Rapid, high-throughput phenotypic profiling of endosymbiotic dinoflagellates (Symbiodiniaceae) using benchtop flow cytometry.

Endosymbiotic dinoflagellates (Family Symbiodiniaceae) are the primary producer of energy for many cnidarians, including corals. The intricate coral-dinoflagellate symbiotic relationship is becoming increasingly important under climate change, as its breakdown leads to mass coral bleaching and often mortality. Despite methodological progress, assessing the phenotypic traits of Symbiodiniaceae in-hospite remains a complex task. Bio-optics, biochemistry, or "-omics" techniques are expensive, often inaccessible to investigators, or lack the resolution required to understand single-cell phenotypic states within endosymbiotic dinoflagellate assemblages.

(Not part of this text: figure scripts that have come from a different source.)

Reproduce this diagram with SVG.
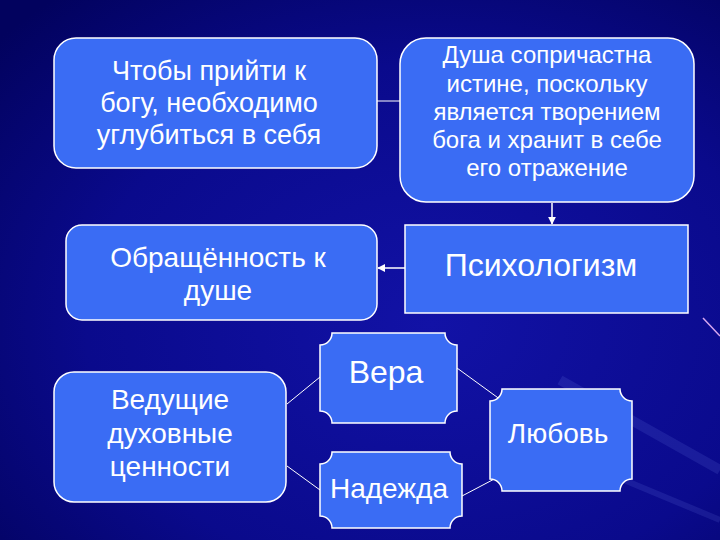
<svg xmlns="http://www.w3.org/2000/svg" width="720" height="540" viewBox="0 0 720 540">
<defs>
<radialGradient id="bg" cx="0.6" cy="0.6" r="0.8">
<stop offset="0" stop-color="#1212a6"/>
<stop offset="0.6" stop-color="#0a0a8c"/>
<stop offset="1" stop-color="#02025e"/>
</radialGradient>
<marker id="ah" viewBox="0 0 10 10" refX="9" refY="5" markerWidth="8" markerHeight="8" markerUnits="userSpaceOnUse" orient="auto">
<path d="M0,0 L10,5 L0,10 z" fill="#ffffff"/>
</marker>
<style>
.box{fill:#3a6cf4;stroke:#ffffff;stroke-width:1.5}
.t{font-family:"Liberation Sans",Arial,sans-serif;fill:#ffffff;text-anchor:middle}
.c{stroke:#ffffff;stroke-width:1;fill:none}
.ca{stroke:#ffffff;stroke-width:1.5;fill:none;marker-end:url(#ah)}
</style>
</defs>
<rect width="720" height="540" fill="url(#bg)"/>
<g opacity="0.12" stroke="#8aa0ff" fill="none">
<path d="M560,380 L720,470" stroke-width="10"/>
<path d="M600,470 L720,520" stroke-width="6"/>
</g>
<path d="M703,318 L720,336" stroke="#d8a8f0" stroke-width="1.5"/>

<g id="connectors">
<line class="c" x1="377" y1="101" x2="400" y2="101"/>
<line class="ca" x1="552" y1="203" x2="552" y2="224"/>
<line class="ca" x1="405" y1="268" x2="378" y2="268"/>
<line class="c" x1="287" y1="404" x2="320" y2="377"/>
<line class="c" x1="287" y1="466" x2="320" y2="490"/>
<line class="c" x1="457" y1="368" x2="501" y2="400"/>
<line class="c" x1="462" y1="496" x2="500" y2="476"/>
</g>

<g id="n1">
<rect class="box" x="54" y="38" width="323" height="130" rx="22"/>
<text class="t" font-size="27" x="209" y="80">Чтобы прийти к</text>
<text class="t" font-size="27" x="209" y="112">богу, необходимо</text>
<text class="t" font-size="27" x="209" y="144">углубиться в себя</text>
</g>

<g id="n2">
<rect class="box" x="400" y="38" width="294" height="164" rx="26"/>
<text class="t" font-size="24" x="547" y="63">Душа сопричастна</text>
<text class="t" font-size="24" x="547" y="92">истине, поскольку</text>
<text class="t" font-size="24" x="547" y="120">является творением</text>
<text class="t" font-size="24" x="547" y="148">бога и хранит в себе</text>
<text class="t" font-size="24" x="547" y="176">его отражение</text>
</g>

<g id="n3">
<rect class="box" x="66" y="225" width="311" height="95" rx="16"/>
<text class="t" font-size="28" x="218" y="267">Обращённость к</text>
<text class="t" font-size="28" x="218" y="300">душе</text>
</g>

<g id="n4">
<rect class="box" x="405" y="225" width="283" height="88"/>
<text class="t" font-size="32" x="541" y="276">Психологизм</text>
</g>

<g id="n5">
<rect class="box" x="54" y="372" width="232" height="130" rx="20"/>
<text class="t" font-size="28" x="170" y="409">Ведущие</text>
<text class="t" font-size="28" x="170" y="443">духовные</text>
<text class="t" font-size="28" x="170" y="476">ценности</text>
</g>

<g id="n6">
<path class="box" d="M332,333 H445 A12,12 0 0 0 457,345 V411 A12,12 0 0 0 445,423 H332 A12,12 0 0 0 320,411 V345 A12,12 0 0 0 332,333 Z"/>
<text class="t" font-size="32" x="386" y="383">Вера</text>
</g>

<g id="n7">
<path class="box" d="M332,452 H450 A12,12 0 0 0 462,464 V516 A12,12 0 0 0 450,528 H332 A12,12 0 0 0 320,516 V464 A12,12 0 0 0 332,452 Z"/>
<text class="t" font-size="28" x="389" y="498">Надежда</text>
</g>

<g id="n8">
<path class="box" d="M502,389 H620 A12,12 0 0 0 632,401 V479 A12,12 0 0 0 620,491 H502 A12,12 0 0 0 490,479 V401 A12,12 0 0 0 502,389 Z"/>
<text class="t" font-size="28" x="558" y="443">Любовь</text>
</g>
</svg>
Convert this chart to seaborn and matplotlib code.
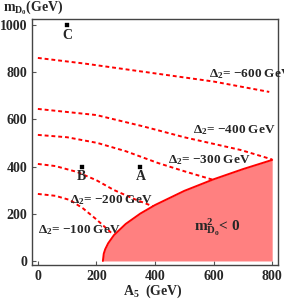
import numpy as np
import pandas as pd
import seaborn as sns
import matplotlib
matplotlib.use('Agg')
import matplotlib.pyplot as plt

# boundary of the m_D0^2 < 0 region
a5_edge = [222, 225, 230, 240, 260, 300, 350, 400, 500, 600, 700, 800]
m_edge = [0, 31, 50, 75, 110, 157, 201, 237, 297, 346, 389, 428]

# constant Delta_2 contours (GeV)
delta_labels = ['\u2212600', '\u2212400', '\u2212300', '\u2212200', '\u2212100']
a5_curves = [
    [0, 160, 386, 600, 790],
    [0, 200, 360, 500, 693, 800],
    [0, 100, 203, 300, 410, 500, 595],
    [0, 60, 134, 200, 259, 330, 392],
    [0, 60, 110, 155, 200, 250],
]
m_curves = [
    [860, 836, 797, 760, 716],
    [644, 618, 570, 524, 470, 430],
    [534, 524, 500, 465, 415, 380, 345],
    [411, 402, 377, 342, 301, 262, 232],
    [284, 276, 258, 222, 176, 120],
]
# label anchor (left edge, centre) of each contour label
label_x = [583, 531, 445, 110, 0]
label_y = [790, 555, 428, 258, 131]

# benchmark points
pt_names = ['A', 'B', 'C']
pt_a5 = [350, 150, 100]
pt_m = [400, 400, 1000]

sns.set_style('white')
plt.rcParams['font.family'] = ['Liberation Serif', 'DejaVu Serif']
plt.rcParams['font.weight'] = 'bold'
plt.rcParams['mathtext.fontset'] = 'custom'
plt.rcParams['mathtext.rm'] = 'Liberation Serif:bold'
plt.rcParams['mathtext.it'] = 'Liberation Serif:bold'
plt.rcParams['mathtext.bf'] = 'Liberation Serif:bold'

fig = plt.figure(figsize=(2.84, 2.99), dpi=100)
ax = fig.add_axes([0.1127, 0.1137, 0.8663, 0.8213])

red = '#ff0000'
ax.fill_between(a5_edge, 0, m_edge, color='#ff8080', lw=0, zorder=1)
sns.lineplot(x=a5_edge, y=m_edge, sort=False, color=red, lw=1.4, ax=ax, zorder=3)

for xs, ys in zip(a5_curves, m_curves):
    sns.lineplot(x=xs, y=ys, sort=False, color=red, lw=1.4, ax=ax, zorder=2,
                 linestyle=(0, (2.0, 1.5)))

for lab, lx, ly in zip(delta_labels, label_x, label_y):
    ax.text(lx, ly, r'$\Delta_2$= ' + lab + ' GeV', fontsize=9.5, fontweight='bold',
            ha='left', va='center', zorder=4)

pts = pd.DataFrame({'name': pt_names, 'A5': pt_a5, 'm': pt_m})
sns.scatterplot(data=pts, x='A5', y='m', marker='s', s=9, color='black',
                edgecolor='black', ax=ax, zorder=5)
for _, r in pts.iterrows():
    ax.text(r['A5'], r['m'] - 16, r['name'], fontsize=10, fontweight='bold',
            ha='center', va='top', zorder=5)

ax.text(614, 144, r'$\mathrm{m}^2_{\mathrm{D}_0}$< 0', fontsize=11, fontweight='bold',
        ha='center', va='center', zorder=4)

ax.set_xlim(-20, 820)
ax.set_ylim(-17, 1023)
ax.set_xticks([0, 200, 400, 600, 800])
ax.set_yticks([0, 200, 400, 600, 800, 1000])
ax.tick_params(direction='in', length=3, width=0.8, color='#555555', pad=3.5,
               labelsize=10, bottom=True, left=True)
for lbl in ax.get_xticklabels() + ax.get_yticklabels():
    lbl.set_fontweight('bold')
for sp in ax.spines.values():
    sp.set_color('#444444')
    sp.set_linewidth(1.0)
ax.set_xlabel('')
ax.set_ylabel('')

fig.text(0.01, 0.972, r'$\mathrm{m}_{\mathrm{D}_0}$(GeV)', fontsize=10, fontweight='bold',
         ha='left', va='center')
fig.text(0.54, 0.024, r'$\mathrm{A}_5$  (GeV)', fontsize=10, fontweight='bold',
         ha='center', va='center')

fig.savefig('out.png', dpi=100)
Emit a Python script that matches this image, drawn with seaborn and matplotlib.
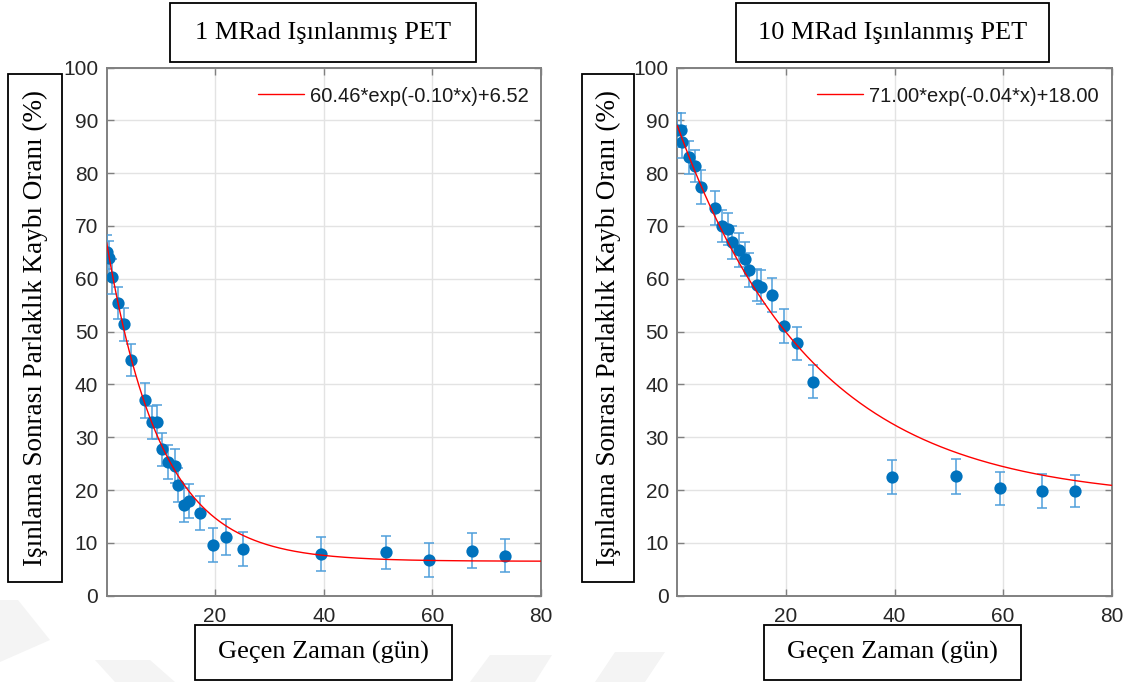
import numpy as np
import pandas as pd
import matplotlib
matplotlib.use("Agg")
import matplotlib.pyplot as plt
from matplotlib.patches import Rectangle, Polygon
import seaborn as sns

# ---------------- data ----------------
days_1 = [0.0, 0.5, 1.0, 2.2, 3.3, 4.5, 7.0, 8.3, 9.3, 10.2, 11.4, 12.7,
          13.2, 14.3, 15.1, 17.3, 19.6, 22.0, 25.2, 39.5, 51.4, 59.4, 67.3, 73.4]
loss_1 = [65.0, 64.0, 60.4, 55.4, 51.4, 44.6, 37.0, 32.8, 32.9, 27.7, 25.3, 24.5,
          21.0, 17.1, 17.9, 15.6, 9.6, 11.1, 8.8, 7.9, 8.2, 6.7, 8.5, 7.6]
err_1 = [3.2, 3.2, 3.3, 3.0, 3.1, 3.1, 3.3, 3.2, 3.2, 3.1, 3.2, 3.2,
         3.2, 3.2, 3.2, 3.2, 3.3, 3.4, 3.2, 3.2, 3.1, 3.2, 3.3, 3.1]

days_10 = [0.0, 0.6, 0.9, 2.2, 3.2, 4.3, 7.0, 8.3, 9.3, 10.1, 11.3, 12.5,
           13.2, 14.6, 15.4, 17.4, 19.6, 22.1, 25.0, 39.5, 51.3, 59.4, 67.1, 73.3]
loss_10 = [88.1, 88.2, 85.9, 83.0, 81.3, 77.4, 73.4, 70.0, 69.4, 66.9, 65.5, 63.7,
           61.7, 58.8, 58.5, 57.0, 51.0, 47.8, 40.5, 22.4, 22.6, 20.3, 19.8, 19.8]
err_10 = [3.2, 3.2, 3.0, 3.1, 3.0, 3.2, 3.2, 3.0, 3.0, 3.1, 3.2, 3.2,
          3.2, 3.0, 3.2, 3.2, 3.2, 3.1, 3.1, 3.2, 3.3, 3.2, 3.2, 3.1]

fit_1 = dict(a=60.46, b=-0.10, c=6.52)
fit_10 = dict(a=71.00, b=-0.04, c=18.00)
fit_label_1 = "60.46*exp(-0.10*x)+6.52"
fit_label_10 = "71.00*exp(-0.04*x)+18.00"

titles = ["1 MRad Işınlanmış PET", "10 MRad Işınlanmış PET"]
xlabel = "Geçen Zaman (gün)"
ylabel = "Işınlama Sonrası Parlaklık Kaybı Oranı (%)"
x_ticks = [20, 40, 60, 80]
y_ticks = [0, 10, 20, 30, 40, 50, 60, 70, 80, 90, 100]

# ---------------- style ----------------
sns.set_theme(style="white")
plt.rcParams["font.family"] = ["Liberation Sans", "DejaVu Sans"]
SERIF = ["Liberation Serif", "DejaVu Serif"]

W, H = 1131, 682
fig = plt.figure(figsize=(W / 100, H / 100), dpi=100)
fig.patch.set_facecolor("white")

def fx(px):
    return px / W

def fy(py):
    return 1 - py / H

# very faint watermark shapes (background)
wm = "#f4f4f4"
for pts in [
    [(0, 600), (18, 600), (50, 640), (0, 662)],
    [(95, 660), (150, 660), (175, 682), (115, 682)],
    [(490, 655), (552, 655), (535, 682), (470, 682)],
    [(615, 652), (665, 652), (645, 682), (595, 682)],
]:
    fig.add_artist(Polygon([(fx(a), fy(b)) for a, b in pts], closed=True,
                           transform=fig.transFigure, facecolor=wm,
                           edgecolor="none", zorder=0))

MARKER = "#0072BD"
ERRC = "#4F9FDB"
SPINE = "#808080"

panels = [
    dict(left=106.5, right=541.0, days=days_1, loss=loss_1, err=err_1, fit=fit_1,
         label=fit_label_1, leg_x=258, title=titles[0],
         tbox=(170, 476), ybox=(8, 62), xbox=(195, 452)),
    dict(left=677.3, right=1111.7, days=days_10, loss=loss_10, err=err_10, fit=fit_10,
         label=fit_label_10, leg_x=817, title=titles[1],
         tbox=(736, 1049), ybox=(582, 634), xbox=(764, 1021)),
]

top_px, bot_px = 67.5, 595.7

for p in panels:
    ax = fig.add_axes([fx(p["left"]), fy(bot_px), (p["right"] - p["left"]) / W,
                       (bot_px - top_px) / H])
    ax.set_facecolor("white")

    df = pd.DataFrame({"day": p["days"], "loss": p["loss"], "err": p["err"]})
    xs = np.linspace(0, 80, 400)
    fit_df = pd.DataFrame({"day": xs,
                           "fit": p["fit"]["a"] * np.exp(p["fit"]["b"] * xs) + p["fit"]["c"]})

    ax.errorbar(df["day"], df["loss"], yerr=df["err"], fmt="none", ecolor=ERRC,
                elinewidth=1.1, capsize=3.3, capthick=1.1, zorder=3)
    sns.scatterplot(data=df, x="day", y="loss", ax=ax, color=MARKER, s=78,
                    edgecolor=MARKER, linewidth=0, zorder=4, legend=False)
    sns.lineplot(data=fit_df, x="day", y="fit", ax=ax, color="#ff0000",
                 linewidth=1.0, zorder=5, label=p["label"])

    ax.set_xlim(0, 80)
    ax.set_ylim(0, 100)
    ax.set_xticks(x_ticks)
    ax.set_yticks(y_ticks)
    ax.set_xlabel("")
    ax.set_ylabel("")
    ax.grid(True, color="#e3e3e3", linewidth=1.0, zorder=0)
    ax.set_axisbelow(True)
    for s in ax.spines.values():
        s.set_color(SPINE)
        s.set_linewidth(1.4)
    ax.tick_params(axis="both", direction="in", length=5, width=1.0, color=SPINE,
                   labelsize=15, labelcolor="#262626", top=True, right=True,
                   bottom=True, left=True, pad=6)
    ax.tick_params(axis="x", pad=8)

    leg = ax.legend(loc="center left",
                    bbox_to_anchor=((p["leg_x"] - p["left"]) / (p["right"] - p["left"]),
                                    (bot_px - 96) / (bot_px - top_px)),
                    frameon=False, fontsize=14.5, handlelength=2.3, handletextpad=0.3,
                    borderpad=0, borderaxespad=0)
    for t in leg.get_texts():
        t.set_color("#1a1a1a")

    # boxed labels
    def boxed(x0, x1, y0, y1, text, rot=0, size=19):
        fig.add_artist(Rectangle((fx(x0), fy(y1)), (x1 - x0) / W, (y1 - y0) / H,
                                 transform=fig.transFigure, facecolor="white",
                                 edgecolor="black", linewidth=1.3, zorder=6))
        fig.text(fx((x0 + x1) / 2), fy((y0 + y1) / 2), text, rotation=rot,
                 ha="center", va="center", family=SERIF, fontsize=size,
                 color="black", zorder=7)

    boxed(p["tbox"][0], p["tbox"][1], 3, 62, p["title"])
    boxed(p["ybox"][0], p["ybox"][1], 74, 582, ylabel, rot=90, size=19.5)
    boxed(p["xbox"][0], p["xbox"][1], 625, 680, xlabel)

fig.savefig("out.png", dpi=100, facecolor="white")
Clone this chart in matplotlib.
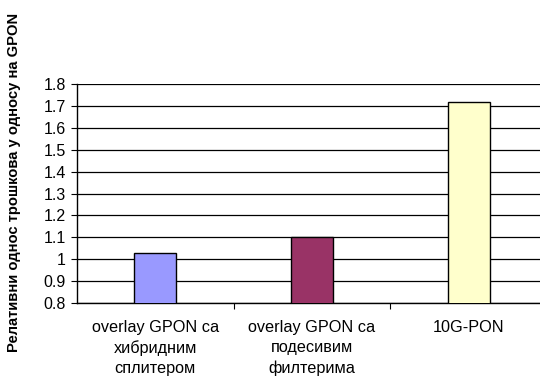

To help address this issue, we developed a protocol that collects information on cell autofluorescence, shape, and size to simultaneously generate phenotypic profiles for thousands of Symbiodiniaceae cells, thus revealing phenotypic variance of the Symbiodiniaceae assemblage to the resolution of single cells. As flow cytometry is adopted as a robust and efficient method for cell counting, integration of our protocol into existing workflows allows researchers to acquire a new level of resolution for studies examining the acclimation and adaptation strategies of Symbiodiniaceae assemblages.